Day 7 comes from my cute friend, Syd. And Syd is a rockstar. I mean, literally. But also figuratively. Let me just rant to you about how much I love this girl. Syd and I went to the same high school and had friends in common, but never quite knew each other. My freshman year at college, I was a lonely little bugger, especially after Cody left on his mission. Then one day, on the bus ride home from school, I heard a cheerful voice say, “Hey, you’re Shelby, right?” And then we were friends. We just kind of understood and supported each other in an easy, meant-to-be kind of way. And even though I didn’t get to see Syd every day, I always felt and feel that we are 1000 percent invested in each other’s lives. And there’s a real comfort in that.

We’ve had weird mirror experiences and I swear she is always able to help me or relate to things I struggle with. She also really inspires me — to be vulnerable, to chase my dreams, and to not be ashamed of the things I love, no matter what people think.

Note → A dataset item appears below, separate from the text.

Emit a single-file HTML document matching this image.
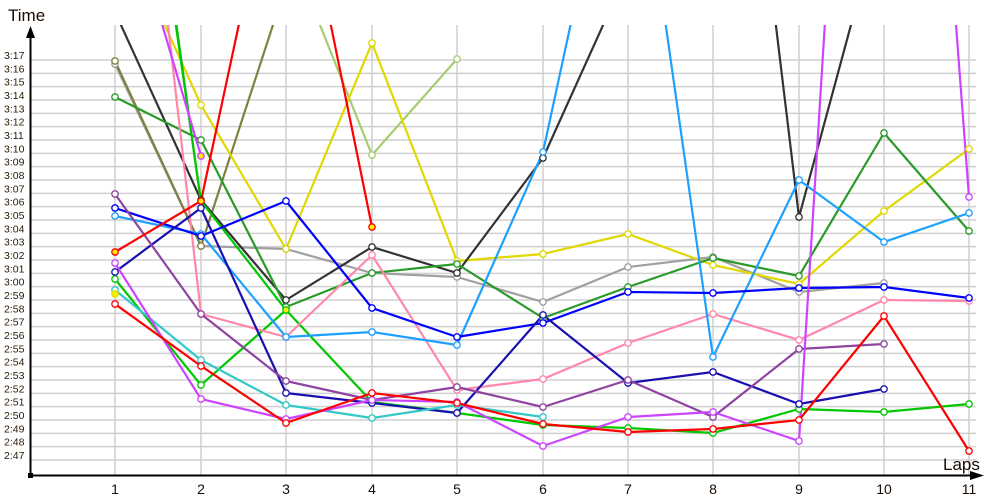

Syd really loves her husband, really loves her son, and really loves to share the feelings music provides. She’s in a band called The National Parks, and WOWOWOW. She is so beautiful at that. And I can’t put into words how much I admire her as a mom to share whole self with her family, and also tour the country and have the courage to share that whole heart with the world onstage. That’s not an easy balance, people. But she does it gracefully and lovingly. I think she’s just the bravest, nicest, most compassionate human. I love her so much! I love how she lives her life with intention and purpose, and I love how humble she is about it. I can’t imagine a more incredible mom. Will will be so proud to look back on all she has done in his lifetime, as a human and as a mother. And I really love what she says about motherly love. (Her son may just be the cutest kid in the actual world).

 “I’ve tried to put into words the feelings I have for my son, William, but it’s extremely difficult. Love doesn’t exactly cut it. Will is a part of me. The bond we have is something that goes beyond this earth life and into the eternities. I have experienced things I never thought possible being a mother. My capabilities, my weaknesses, strengths, emotions, duties, passions, and yes my love has only expanded in his little 18 month lifetime. I am a different person because of him. I am better because of Will. He has healed me, at times, and he knows me. I feel closer to my husband because of Will, and know that there is a part of my husband, the good parts of him, that are alive in my son that help me to love both of them in a new way.

I even love myself more because of him. I love the way my body carried him into this world and helped to nurse, feed, teach, clean, and care for him to what he is now and will be in the future. And I also love my Savior Jesus Christ in a more unique and intimate way, because of William, and am baffled to know that Christ was loving enough to entrust me with this precious little boy. I love a little differently because of William.”